While hedge funds were squeezed the past four years after making bearish bets before the S&P 500 rallied, this time may prove profitable because growth prospects are lower and valuations are higher.
“The rising tide will no longer lift all boats,” said Peter Rup, the chief investment officer at New York-based Artemis Wealth Advisors LLC, which invests in hedge funds. “The really good equity long/short managers will outperform.”
Earnings Growth
Earnings growth for the S&P 500 slowed to 1.4 percent last quarter, according to analyst projections, after averaging 4.2 percent since the start of 2012. That’s a fraction of the 28 percent mean rate for 2010 and 2011, data compiled by Bloomberg show. At the same time, the index surpassed its record on March 28 and has rallied another 8.5 percent since then, pushing the price-earnings ratio to 16.3 from 14.1 at the start of the year.
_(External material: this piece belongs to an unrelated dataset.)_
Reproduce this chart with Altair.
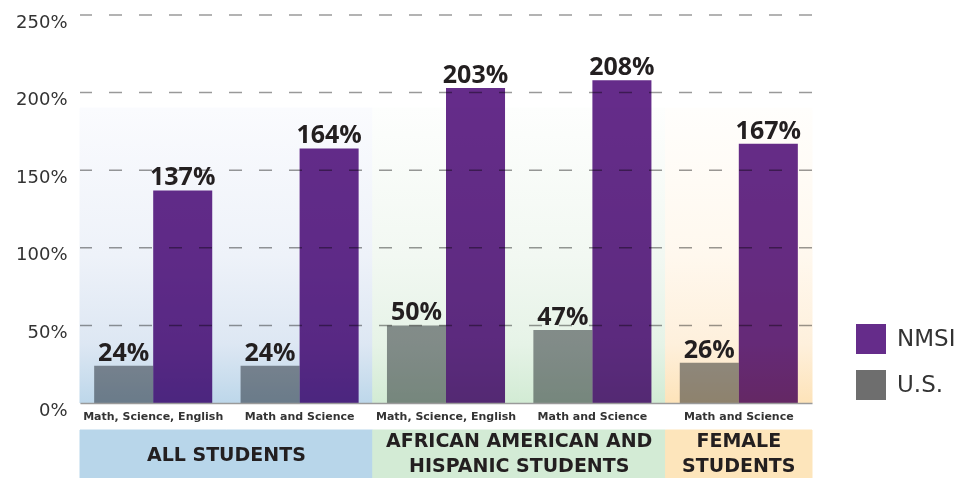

“It is hard to be too critical of being more bearish going into the government shutdown and debt ceiling battle with the market up over 20 percent,” Howard Ward, the chief investment officer for growth equity at Rye, New York-based Gamco Investors Inc., which oversees about $40 billion, said Oct. 10. “We are not out of the woods yet, so those bets may yet prove worthy.”
Hedge funds have clung to shorts since they proved profitable in 2008. The ISI measure reached 41.5 in October of that year, the lowest since 2003, after Lehman Brothers Holdings Inc.’s bankruptcy spurred the worst crisis since the Great Depression and wiped out almost $11 trillion equity value.
Grizzly Short
CRC Income Products Short Only Fund, run by Brad Golding, more than doubled investors’ money in 2008, as the S&P 500 fell 37 percent, including dividends, data compiled by Bloomberg show. The Prudent Bear Fund, run by Doug Noland and Ryan Bend, returned 27 percent in 2008. Leuthold Group LLC’s Grizzly Short Fund, which is always 100 percent short, returned more than twice that.
Equity gains this year have pushed a Goldman Sachs index of the 50 most-shorted stocks in the Russell 3000 to rally 38 percent in 2013, almost twice the S&P 500’s 19 percent gain. Of the 20 S&P 500 companies with the greatest short interest, 15 of them posted gains last month, data compiled by Bloomberg show.
U.S. Steel Corp., the third-most shorted stock in the S&P 500, increased 15 percent in September, five times the benchmark equity gauge. The country’s biggest steelmaker by volume advanced another 6.7 percent so far in October, while the S&P 500 has rallied 1.3 percent.
Safeway Shorts
Safeway Inc., the second-largest U.S. grocery-store chain, surged 24 percent last month. Short interest in Safeway was 19 percent of available shares, the sixth most among S&P 500 companies, data compiled by Bloomberg as of Aug. 30 show.
Short interest in Micron Technology Inc. was 10 percent of available shares on Aug. 30, data compiled by Bloomberg show. Shares of the largest U.S. maker of computer-memory chips are up 24 percent since then.
“This has been such a frustrating environment to express risk management in,” Michael Gayed, the chief investment strategist who helps oversee $250 million at New York-based Pension Partners, said in a phone interview. “The buy-the-dip mentality is so prevalent, so that with every minor drop there’s an expectation that there’s going to be a rip higher.”